Revisiting Softmax Masking: Stop Gradient for Enhancing Stability in Replay-based Continual Learning
Hoyong Kim, Minchan Kwon, Kangil Kim
TL;DR
The paper addresses catastrophic forgetting in replay-based continual learning by focusing on the pull-push dynamics induced by cross-entropy with softmax. It revisits softmax masking and introduces a general masked softmax that replaces non-current-task logits with a mask value m and stops gradient flow on masked entries, enabling explicit control of gradient flow and stability. The authors show that negative infinity masking ($m=- inf$) can boost stability but may conflict with dark knowledge, and they propose a flexible masking strategy that balances stability and plasticity; distillation with masked softmax can be dangerous, so they emphasize careful use.
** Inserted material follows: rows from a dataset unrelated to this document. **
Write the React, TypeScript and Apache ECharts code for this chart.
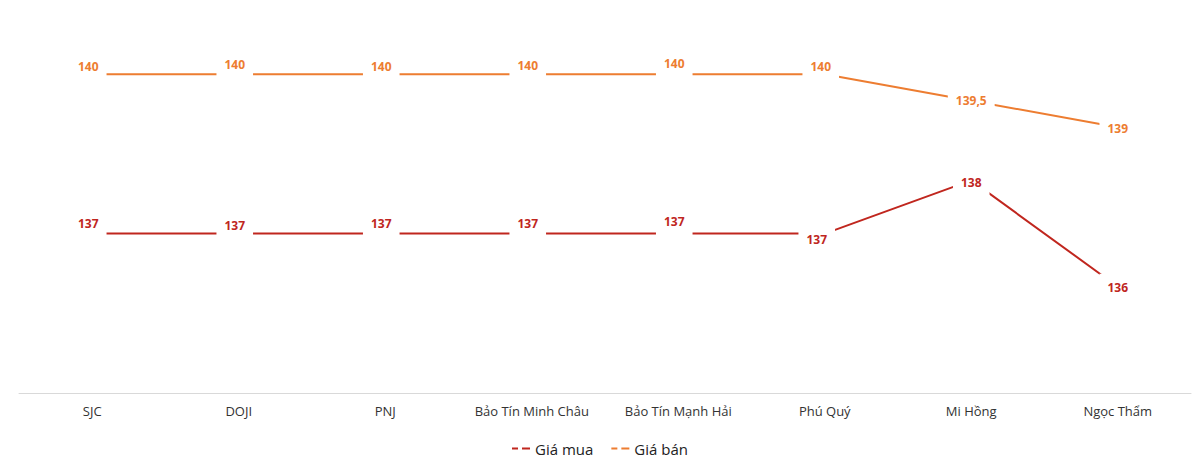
import React, { useEffect, useRef } from 'react';
import * as echarts from 'echarts';

const categories = ['SJC', 'DOJI', 'PNJ', 'Bảo Tín Minh Châu', 'Bảo Tín Mạnh Hải', 'Phú Quý', 'Mi Hồng', 'Ngọc Thẩm'];
const giaMua = [137, 137, 137, 137, 137, 137, 138, 136];
const giaBan = [140, 140, 140, 140, 140, 140, 139.5, 139];

const RED = '#C0261E';
const ORANGE = '#ED7D31';
const FONT = '"Open Sans", "Noto Sans", sans-serif';

const dashIcon = 'path://M0,0h6v2h-6z M10,0h8v2h-8z';

const fmt = (p: any) => String(p.value).replace('.', ',');

// label shift (Excel put the first labels just above the point, the last ones centred)
const buyShift = [[-4, -10], [-4, -8], [-4, -10], [-4, -10], [-4, -12], [-8, 6], [0, 2], [0, 1]];
const sellShift = [[-4, -8], [-4, -10], [-4, -8], [-4, -9], [-4, -11], [-4, -8], [0, 0], [0, 1]];

const App: React.FC = () => {
  const chartRef = useRef<HTMLDivElement>(null);

  useEffect(() => {
    if (!chartRef.current) return;
    const myChart = echarts.init(chartRef.current, undefined, { renderer: 'svg' });

    const labelBase = {
      show: true,
      position: 'inside',
      fontFamily: FONT,
      fontWeight: 'bold',
      fontSize: 12,
      lineHeight: 14,
      backgroundColor: '#fff',
      padding: [6, 8, 8, 8],
      formatter: fmt,
    };

    const option = {
      animation: false,
      grid: { left: 19, right: 9, top: 21, bottom: 69 },
      legend: {
        bottom: 1,
        left: 'center',
        itemWidth: 18,
        itemHeight: 2,
        itemGap: 18,
        textStyle: { fontFamily: FONT, fontSize: 15, color: '#222' },
        data: [
          { name: 'Giá mua', icon: dashIcon, itemStyle: { color: RED } },
          { name: 'Giá bán', icon: dashIcon, itemStyle: { color: ORANGE } },
        ],
      },
      xAxis: {
        type: 'category',
        data: categories,
        boundaryGap: true,
        axisTick: { show: false },
        axisLine: { lineStyle: { color: '#d9d9d9', width: 1 } },
        axisLabel: { interval: 0, margin: 11, fontFamily: FONT, fontSize: 13, color: '#333' },
      },
      yAxis: {
        type: 'value',
        min: 134,
        max: 141,
        show: false,
        splitLine: { show: false },
      },
      series: [
        {
          name: 'Giá mua',
          type: 'line',
          z: 2,
          data: giaMua.map((v, i) => ({
            value: v,
            label: { offset: buyShift[i] },
          })),
          symbol: 'circle',
          symbolSize: 1,
          showSymbol: true,
          itemStyle: { color: 'rgba(0,0,0,0)' },
          lineStyle: { color: RED, width: 2 },
          label: { ...labelBase, color: RED },
        },
        {
          name: 'Giá bán',
          type: 'line',
          z: 2,
          data: giaBan.map((v, i) => ({
            value: v,
            label: { offset: sellShift[i] },
          })),
          symbol: 'circle',
          symbolSize: 1,
          showSymbol: true,
          itemStyle: { color: 'rgba(0,0,0,0)' },
          lineStyle: { color: ORANGE, width: 2 },
          label: { ...labelBase, color: ORANGE },
        },
      ],
    };
    myChart.setOption(option);
    return () => { myChart.dispose(); };
  }, []);

  return <div ref={chartRef} style={{ position: 'fixed', left: 0, top: 0, width: 1200, height: 462, background: '#fff' }} />;
};

export default App;
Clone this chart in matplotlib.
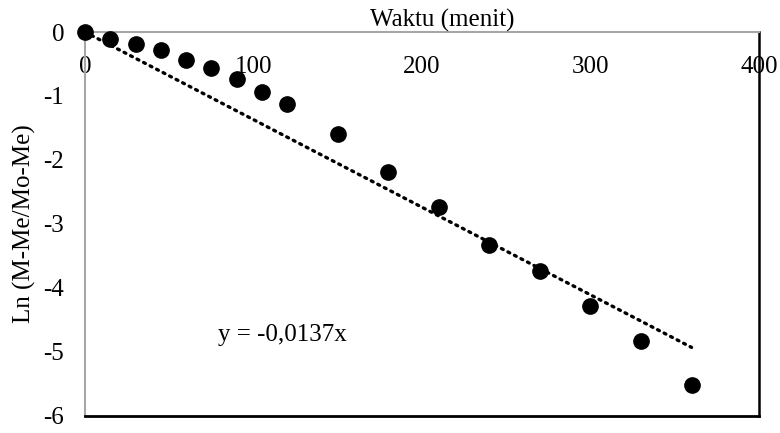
import numpy as np
import matplotlib.pyplot as plt

# drying time (minutes) and ln moisture ratio
waktu = [0, 15, 30, 45, 60, 75, 90, 105, 120, 150, 180, 210, 240, 270, 300, 330, 360]
ln_mr = [0.0, -0.11, -0.19, -0.28, -0.43, -0.57, -0.73, -0.93, -1.12, -1.59,
         -2.19, -2.74, -3.33, -3.73, -4.28, -4.83, -5.52]
slope = -0.0137
x_ticks = [0, 100, 200, 300, 400]
y_ticks = [0, -1, -2, -3, -4, -5, -6]

plt.rcParams['font.family'] = ['Liberation Serif', 'DejaVu Serif']
plt.rcParams['font.size'] = 18
plt.rcParams['axes.unicode_minus'] = False

fig = plt.figure(figsize=(7.8, 4.33), dpi=100)
ax = fig.add_axes([0.109, 0.04, 0.864, 0.886])

# trendline through the origin
x_fit = np.array([0, waktu[-1]])
ax.plot(x_fit, slope * x_fit, color='black', linewidth=2.4,
        linestyle=(0, (0.6, 1.6)), dash_capstyle='round', zorder=2)
ax.plot(waktu, ln_mr, 'o', color='black', markersize=11, zorder=3,
        clip_on=False)

ax.set_xlim(0, 400)
ax.set_ylim(-6, 0)
ax.set_xticks(x_ticks)
ax.set_yticks(y_ticks)

# x axis sits at y = 0, along the top of the plot area
ax.spines['top'].set_visible(False)
ax.spines['bottom'].set_position(('data', 0))
ax.spines['bottom'].set_color('#a6a6a6')
ax.spines['bottom'].set_linewidth(1.5)
ax.spines['left'].set_color('#a6a6a6')
ax.spines['left'].set_linewidth(1.5)
ax.spines['right'].set_color('black')
ax.spines['right'].set_linewidth(1.8)
ax.plot([0, 1], [0, 0], transform=ax.transAxes, color='black',
        linewidth=2.0, clip_on=False, zorder=5)

ax.tick_params(axis='x', length=0, pad=17)
ax.tick_params(axis='y', length=0, pad=15)

ax.text(0.53, 1.0, 'Waktu (menit)', transform=ax.transAxes,
        ha='center', va='bottom')
ax.text(-0.09, 0.5, 'Ln (M-Me/Mo-Me)', transform=ax.transAxes,
        ha='center', va='center', rotation=90)
ax.text(117, -4.74, 'y = -0,0137x', ha='center', va='center')

fig.savefig('out.png', dpi=100)
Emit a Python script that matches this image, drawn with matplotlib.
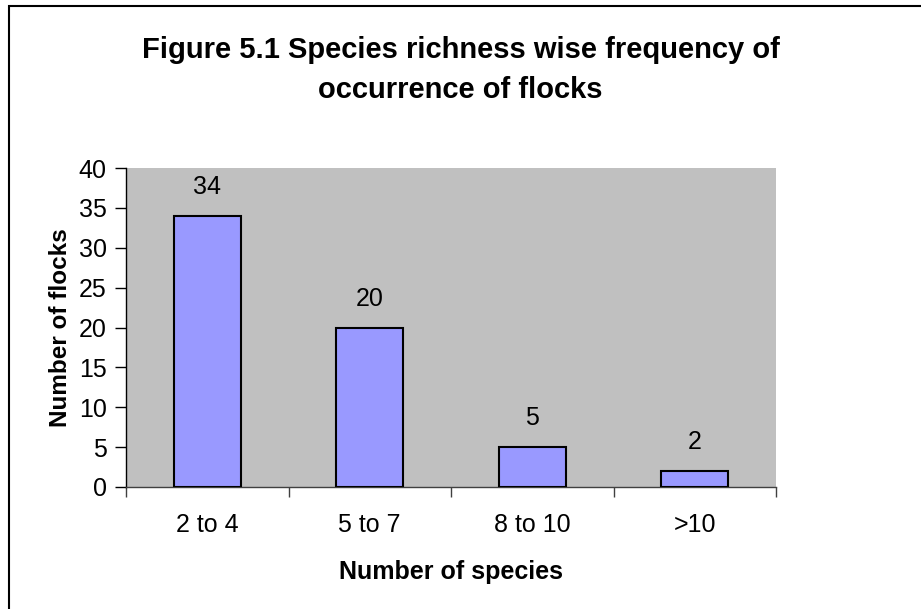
import matplotlib
matplotlib.use("Agg")
import matplotlib.pyplot as plt
from matplotlib.patches import Rectangle

categories = ["2 to 4", "5 to 7", "8 to 10", ">10"]
flocks = [34, 20, 5, 2]
y_ticks = [0, 5, 10, 15, 20, 25, 30, 35, 40]

plt.rcParams["font.family"] = ["Liberation Sans", "DejaVu Sans"]

W, H = 921, 609
fig = plt.figure(figsize=(W / 100, H / 100), dpi=100)

# outer chart frame (cut off on right and bottom in the original)
fig.patches.append(Rectangle((9 / W, -0.2), 1.2, 1.2 - 6 / H, transform=fig.transFigure,
                             fill=False, edgecolor="black", linewidth=1.5))

ax = fig.add_axes([126 / W, 1 - 487 / H, 650 / W, 319 / H])
ax.set_facecolor("#C0C0C0")

x = list(range(len(categories)))
ax.bar(x, flocks, width=0.41, color="#9999FF", edgecolor="black", linewidth=1.5, zorder=3)
for xi, v in zip(x, flocks):
    ax.text(xi, v + 2.75, str(v), ha="center", va="baseline", fontsize=18, color="black")

ax.set_xlim(-0.5, len(categories) - 0.5)
ax.set_ylim(0, 40)
ax.set_yticks(y_ticks)
ax.tick_params(axis="y", labelsize=18, length=8, width=1, direction="out", pad=6)

ax.set_xticks(x)
ax.set_xticklabels(categories, fontsize=18)
ax.tick_params(axis="x", length=0, pad=19)
ax.set_xticks([i - 0.5 for i in range(len(categories) + 1)], minor=True)
ax.tick_params(axis="x", which="minor", length=7, width=1, color="#404040")

for s in ["top", "right"]:
    ax.spines[s].set_visible(False)
ax.spines["left"].set_linewidth(1)
ax.spines["bottom"].set_linewidth(1)
ax.spines["bottom"].set_color("#404040")

ax.set_xlabel("Number of species", fontsize=18, fontweight="bold", labelpad=16)
ax.set_ylabel("Number of flocks", fontsize=17.5, fontweight="bold", labelpad=5)

fig.text(0.5, 1 - 70 / H, "Figure 5.1 Species richness wise frequency of\noccurrence of flocks",
         ha="center", va="center", fontsize=21, fontweight="bold", linespacing=1.5)

fig.savefig("out.png", dpi=100)
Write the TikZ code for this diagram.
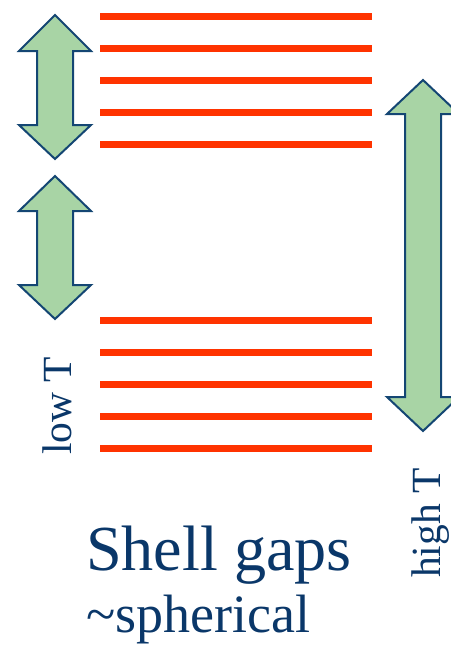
\documentclass[tikz,border=0pt]{standalone}
\usepackage{fontspec}
\setmainfont{Liberation Serif}
\definecolor{lvl}{RGB}{255,51,0}
\definecolor{arrfill}{RGB}{168,212,165}
\definecolor{arrline}{RGB}{20,70,115}
\definecolor{txt}{RGB}{10,55,105}
\tikzset{
  level/.style={draw=lvl, line width=7pt},
  dblarrow/.style={fill=arrfill, draw=arrline, line width=2pt, line join=miter},
  lbl/.style={text=txt, inner sep=0pt}
}
\begin{document}
\begin{tikzpicture}[x=1pt,y=-1pt]
\useasboundingbox (0,0) rectangle (450,648);
% energy levels
\foreach \yy in {16,48,80,112,144,320,352,384,416,448}
  \draw[level] (100,\yy) -- (372,\yy);
% left arrows
\draw[dblarrow] (55,15) -- (91,51) -- (73,51) -- (73,125) -- (91,125) -- (55,159) -- (19,125) -- (37,125) -- (37,51) -- (19,51) -- cycle;
\draw[dblarrow] (55,176) -- (91,211) -- (73,211) -- (73,285) -- (91,285) -- (55,319) -- (19,285) -- (37,285) -- (37,211) -- (19,211) -- cycle;
% right arrow
\draw[dblarrow] (423,80) -- (459,114) -- (441,114) -- (441,397) -- (459,397) -- (423,431) -- (387,397) -- (405,397) -- (405,114) -- (387,114) -- cycle;
% labels
\node[lbl, rotate=90, font=\fontsize{41.5}{41.5}\selectfont] (lowT) at (57.5,406) {low T};
\node[lbl, rotate=90, font=\fontsize{41.5}{41.5}\selectfont] (highT) at (430.5,523) {high T};
\node[lbl, anchor=base west, font=\fontsize{64.2}{64.2}\selectfont] (gaps) at (86,570) {Shell gaps};
\node[lbl, anchor=base west, font=\fontsize{54}{54}\selectfont] (sph) at (86,632) {\char"007E spherical};
\end{tikzpicture}
\end{document}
Across standard CL benchmarks and low-buffer scenarios, the method improves final accuracy and reduces forgetting, with tunable masking values offering a practical handle on the stability-plasticity trade-off and applicability to extremely small episodic memories. Overall, the work provides a principled mechanism to control inter-task interference in replay-based CL and demonstrates its effectiveness in improving robustness when memory is severely limited.
Abstract
In replay-based methods for continual learning, replaying input samples in episodic memory has shown its effectiveness in alleviating catastrophic forgetting. However, the potential key factor of cross-entropy loss with softmax in causing catastrophic forgetting has been underexplored. In this paper, we analyze the effect of softmax and revisit softmax masking with negative infinity to shed light on its ability to mitigate catastrophic forgetting. Based on the analyses, it is found that negative infinity masked softmax is not always compatible with dark knowledge. To improve the compatibility, we propose a general masked softmax that controls the stability by adjusting the gradient scale to old and new classes. We demonstrate that utilizing our method on other replay-based methods results in better performance, primarily by enhancing model stability in continual learning benchmarks, even when the buffer size is set to an extremely small value.